(Information given):

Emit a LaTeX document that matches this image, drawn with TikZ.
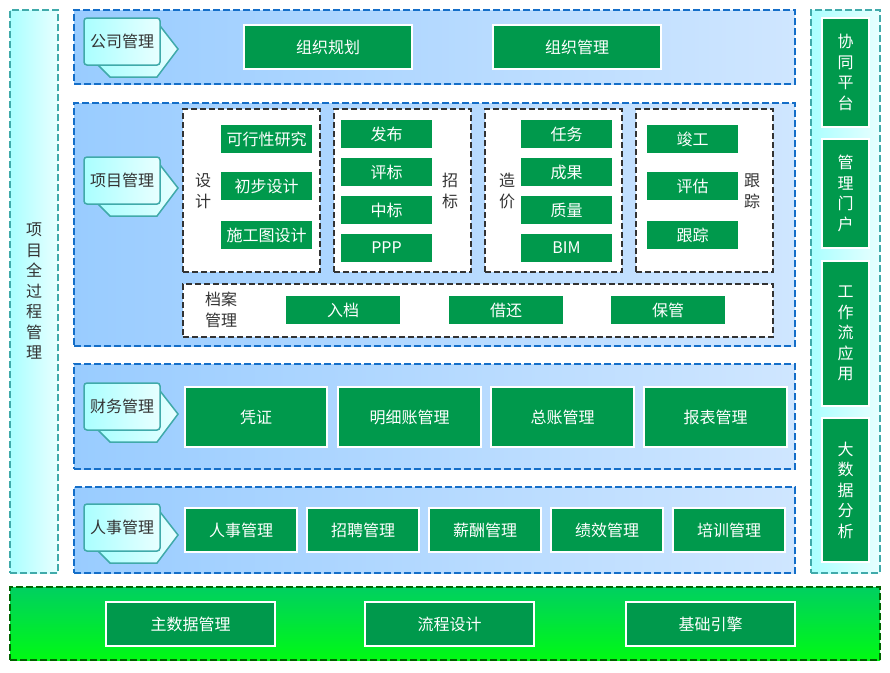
\documentclass[tikz,border=0pt]{standalone}
\usepackage{fontspec}
\setmainfont{Noto Sans CJK SC}
\definecolor{gfill}{RGB}{0,153,76}
\definecolor{bandL}{RGB}{153,204,255}
\definecolor{bandR}{RGB}{207,230,255}
\definecolor{bandB}{RGB}{20,110,200}
\definecolor{cyanL}{RGB}{170,255,255}
\definecolor{cyanR}{RGB}{232,255,255}
\definecolor{tealB}{RGB}{64,170,170}
\definecolor{botT}{RGB}{0,208,96}
\definecolor{botB}{RGB}{0,250,20}
\definecolor{botBorder}{RGB}{0,100,0}
\definecolor{txtgray}{RGB}{51,51,51}
\definecolor{dgray}{RGB}{51,51,51}
\tikzset{
  base/.style={inner sep=0pt, outer sep=0pt, font=\fontsize{16}{20.5}\selectfont, align=center},
  band/.style={base, draw=bandB, line width=1.5pt, dash pattern=on 7pt off 3pt, left color=bandL, right color=bandR},
  side/.style={base, draw=tealB, line width=1.5pt, dash pattern=on 7pt off 3pt, left color=cyanL, right color=cyanR, text=txtgray},
  bottomband/.style={base, draw=botBorder, line width=1.5pt, dash pattern=on 7pt off 3pt, top color=botT, bottom color=botB},
  grp/.style={base, draw=dgray, line width=1.5pt, dash pattern=on 6pt off 3pt, fill=white},
  gbox/.style={base, fill=gfill, draw=white, line width=1.5pt, text=white},
  tagfront/.style={base, draw=tealB, line width=1.5pt, rounded corners=3pt, left color=cyanL, right color=cyanR, text=txtgray},
  tagback/.style={draw=tealB, line width=1.5pt, left color=cyanL, right color=cyanR, line join=miter},
  lbl/.style={base, text=txtgray},
}
\newcommand\bx[7]{\node[#1, minimum width={(#5-#3)*1pt}, minimum height={(#6-#4)*1pt}] (#2) at ({(#3+#5)/2},{(#4+#6)/2}) {#7};}
\newcommand\mtag[4]{%
  \draw[tagback] ({#2+14},{#3+4}) -- ({#2+73},{#3+4}) -- ({#2+94},{#3+31}) -- ({#2+73},{#3+59}) -- ({#2+26},{#3+59}) -- ({#2+14},{#3+47}) -- cycle;
  \bx{tagfront}{#1}{#2}{#3}{#2+76}{#3+47}{#4}}
\begin{document}
\begin{tikzpicture}[x=1pt,y=-1pt]
\useasboundingbox (0,0) rectangle (890,672);
% side columns
\bx{side}{left}{10}{10}{58}{573}{项\\目\\全\\过\\程\\管\\理}
\bx{side}{right}{811}{10}{880}{573}{}
\bx{gbox}{r1}{822}{18}{869}{127}{协\\同\\平\\台}
\bx{gbox}{r2}{822}{139}{869}{248}{管\\理\\门\\户}
\bx{gbox}{r3}{822}{261}{869}{406}{工\\作\\流\\应\\用}
\bx{gbox}{r4}{822}{418}{869}{562}{大\\数\\据\\分\\析}
% company
\bx{band}{comp}{74}{10}{795}{84}{}
\mtag{tcomp}{84}{18}{公司管理}
\bx{gbox}{c1}{244}{25}{412}{69}{组织规划}
\bx{gbox}{c2}{493}{25}{661}{69}{组织管理}
% project
\bx{band}{proj}{74}{103}{795}{346}{}
\mtag{tproj}{84}{157}{项目管理}
\bx{grp}{g1}{183}{109}{320}{272}{}
\node[lbl] (g1l) at (203,191) {设\\计};
\bx{gbox}{d1}{220}{124}{313}{154}{可行性研究}
\bx{gbox}{d2}{220}{171}{313}{201}{初步设计}
\bx{gbox}{d3}{220}{220}{313}{250}{施工图设计}
\bx{grp}{g2}{334}{109}{471}{272}{}
\node[lbl] (g2l) at (450,191) {招\\标};
\bx{gbox}{z1}{340}{119}{433}{149}{发布}
\bx{gbox}{z2}{340}{157}{433}{187}{评标}
\bx{gbox}{z3}{340}{195}{433}{225}{中标}
\bx{gbox}{z4}{340}{233}{433}{263}{PPP}
\bx{grp}{g3}{485}{109}{622}{272}{}
\node[lbl] (g3l) at (507,191) {造\\价};
\bx{gbox}{p1}{520}{119}{613}{149}{任务}
\bx{gbox}{p2}{520}{157}{613}{187}{成果}
\bx{gbox}{p3}{520}{195}{613}{225}{质量}
\bx{gbox}{p4}{520}{233}{613}{263}{BIM}
\bx{grp}{g4}{636}{109}{773}{272}{}
\node[lbl] (g4l) at (752,191) {跟\\踪};
\bx{gbox}{k1}{646}{124}{739}{154}{竣工}
\bx{gbox}{k2}{646}{171}{739}{201}{评估}
\bx{gbox}{k3}{646}{220}{739}{250}{跟踪}
\bx{grp}{g5}{183}{284}{773}{337}{}
\node[lbl] (g5l) at (221,310) {档案\\管理};
\bx{gbox}{a1}{285}{295}{401}{325}{入档}
\bx{gbox}{a2}{448}{295}{564}{325}{借还}
\bx{gbox}{a3}{610}{295}{726}{325}{保管}
% finance
\bx{band}{fin}{74}{364}{795}{469}{}
\mtag{tfin}{84}{383}{财务管理}
\bx{gbox}{f1}{185}{387}{327}{447}{凭证}
\bx{gbox}{f2}{338}{387}{481}{447}{明细账管理}
\bx{gbox}{f3}{491}{387}{634}{447}{总账管理}
\bx{gbox}{f4}{644}{387}{787}{447}{报表管理}
% hr
\bx{band}{hr}{74}{487}{795}{573}{}
\mtag{thr}{84}{504}{人事管理}
\bx{gbox}{h1}{185}{508}{297}{552}{人事管理}
\bx{gbox}{h2}{307}{508}{419}{552}{招聘管理}
\bx{gbox}{h3}{429}{508}{541}{552}{薪酬管理}
\bx{gbox}{h4}{551}{508}{663}{552}{绩效管理}
\bx{gbox}{h5}{673}{508}{785}{552}{培训管理}
% bottom
\bx{bottomband}{base}{10}{587}{880}{660}{}
\bx{gbox}{b1}{106}{602}{275}{646}{主数据管理}
\bx{gbox}{b2}{365}{602}{534}{646}{流程设计}
\bx{gbox}{b3}{626}{602}{795}{646}{基础引擎}
\end{tikzpicture}
\end{document}
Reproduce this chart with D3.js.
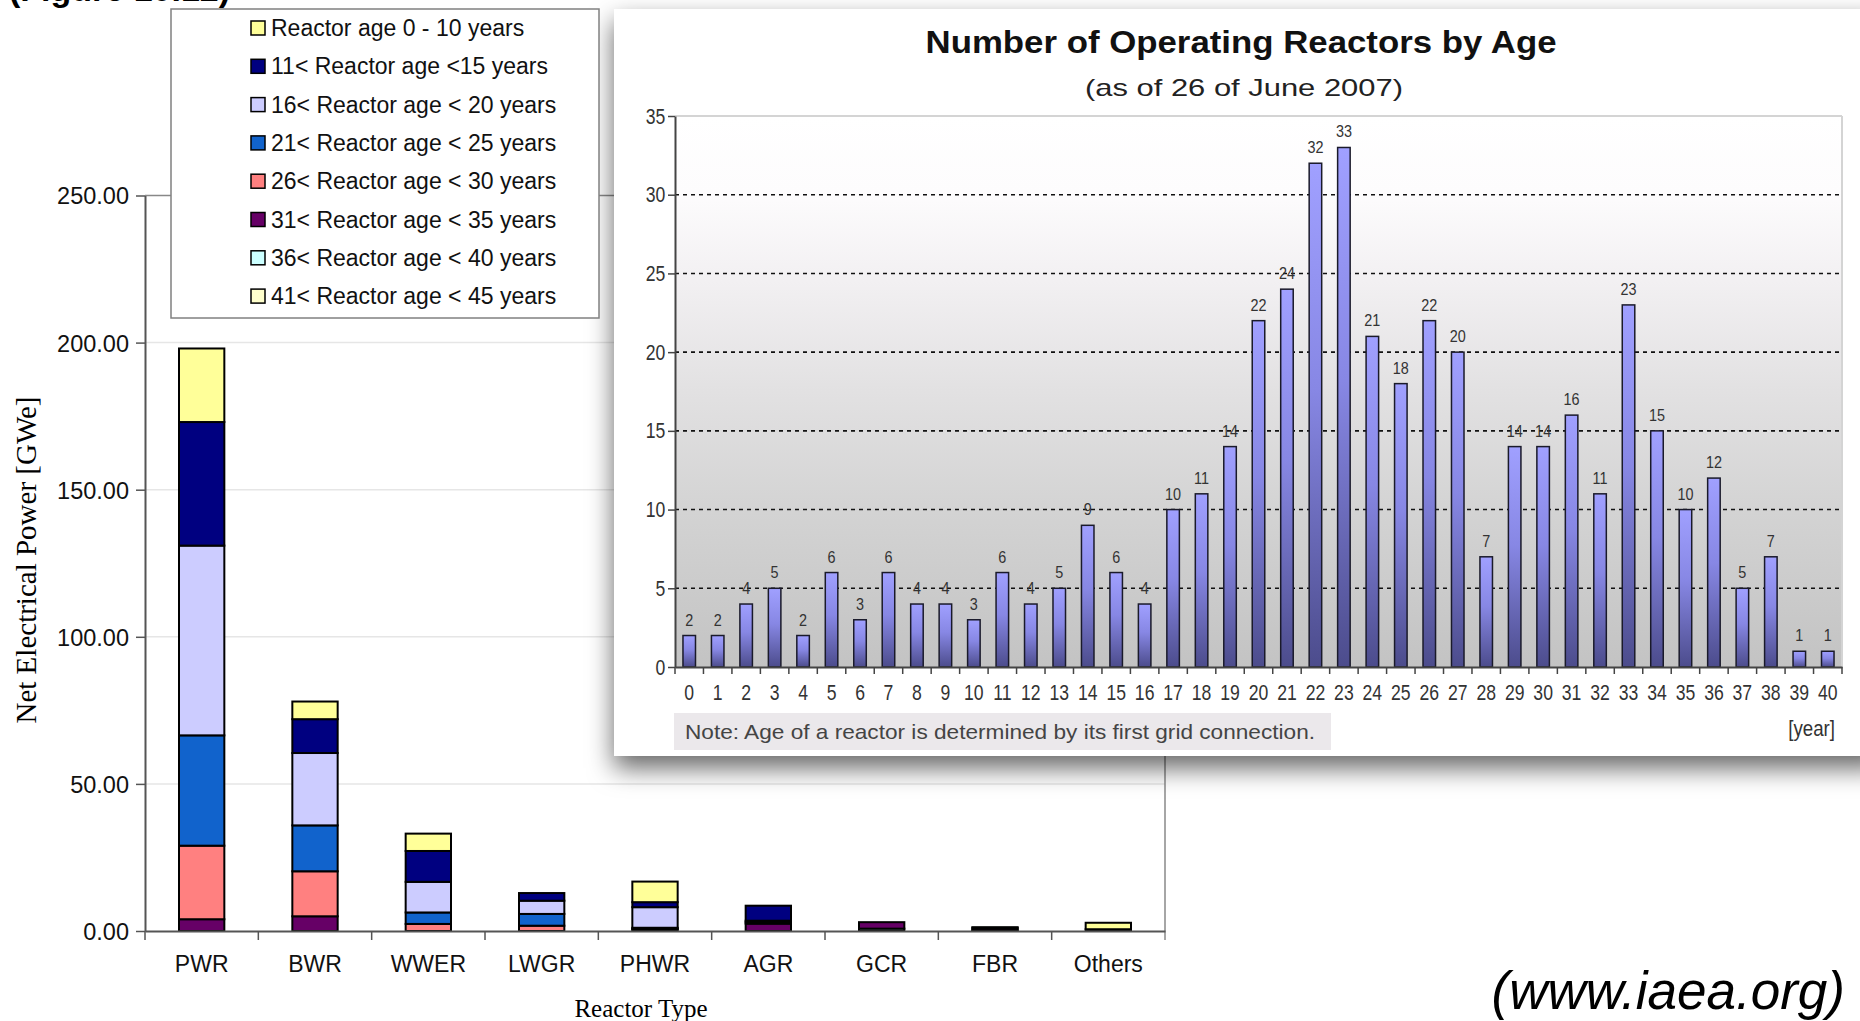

(Problem requirements):
Search the material above for "with". Pull out each line where it shows up.

(Output):
Emit a LaTeX document that matches this image, drawn with TikZ.
Reproduce this chart with D3.js.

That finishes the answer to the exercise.